7/10
Heavy themes, but lifted to joy by Paul Newman, and a playful script
29 January 2010
Cool Hand Luke (1967)

A movie famous as an anti-establishment send-up and for the charming, smiling Paul Newman. Worth seeing for either reason. It does have comic moments to talk about--egg eating among them--and it has an especially low point for the treatment of women, even though it is justified internally by the characters. Most of the time it's a well paced, well acted chain gang movie, with one getaway (that's no spoiler--all prison movies have getaways) that is an homage or ripoff of the 1932 LeRoy chain gang movie to beat all chain gang movies.

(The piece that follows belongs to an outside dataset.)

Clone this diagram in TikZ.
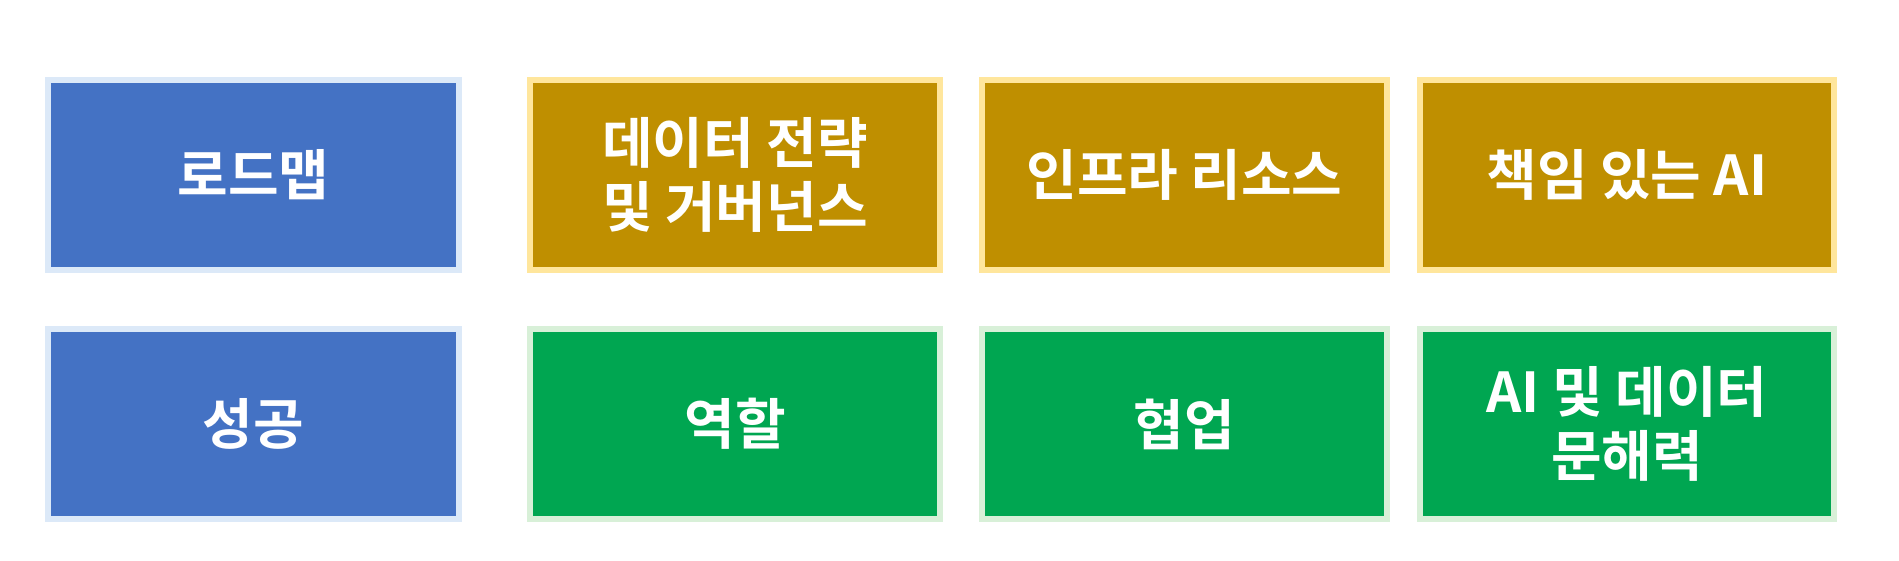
\documentclass[tikz,border=0pt]{standalone}
\usepackage{fontspec}
\newfontfamily\kr{Noto Sans CJK KR}[BoldFont={Noto Sans CJK KR Bold}]
\usetikzlibrary{positioning}
\definecolor{roadblue}{HTML}{4472C4}
\definecolor{roadedge}{HTML}{DCE9F8}
\definecolor{govgold}{HTML}{BF8F00}
\definecolor{govedge}{HTML}{FFE69C}
\definecolor{peoplegreen}{HTML}{00A651}
\definecolor{peopleedge}{HTML}{D8F0D8}
\tikzset{
  tile/.style={draw, line width=6pt, minimum height=190pt, align=center,
    text=white, font=\kr\bfseries\fontsize{55}{64}\selectfont},
  bluetile/.style={tile, fill=roadblue, draw=roadedge},
  goldtile/.style={tile, fill=govgold, draw=govedge},
  greentile/.style={tile, fill=peoplegreen, draw=peopleedge}
}
\begin{document}
\begin{tikzpicture}[x=1pt,y=-1pt]
			\useasboundingbox (0,0) rectangle (1899,560);
			
			%%% top row
			\node[bluetile, minimum width=411pt] (roadmap) at (253.5,175) {로드맵};
			\node[goldtile, minimum width=410pt] (datagov) at (735,175) {데이터 전략\\및 거버넌스};
			\node[goldtile, minimum width=405pt] (infra) at (1184.5,175) {인프라 리소스};
			\node[goldtile, minimum width=414pt] (respai) at (1627,175) {책임 있는 AI};
			
			%%% bottom row
			\node[bluetile, minimum width=411pt] (success) at (253.5,424) {성공};
			\node[greentile, minimum width=410pt] (roles) at (735,424) {역할};
			\node[greentile, minimum width=405pt] (collab) at (1184.5,424) {협업};
			\node[greentile, minimum width=414pt] (literacy) at (1627,424) {AI 및 데이터\\문해력};
\end{tikzpicture}
\end{document}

Because the movie is clearly set in the past, it doesn't indict the prison system directly, but does critique the problem of authority, and of what exactly is a punishment suitable for petty crime. I don't know if the title character (played by Newman) is an anti-hero exactly (he lacks any true badness) but there is no doubt by halfway through who the true good guy is. And by the end, the Christian symbolism is overwhelming. If Cool Hand Luke the man isn't quite what you think of as messianic, he still does at least show what it means to be good in very ungood circumstances. It's a complicated thing to be a hero, and to survive those who are threatened by those better than them, and in the end, that's what the movie is about. Compelling if never amazing, and most of all enjoyable.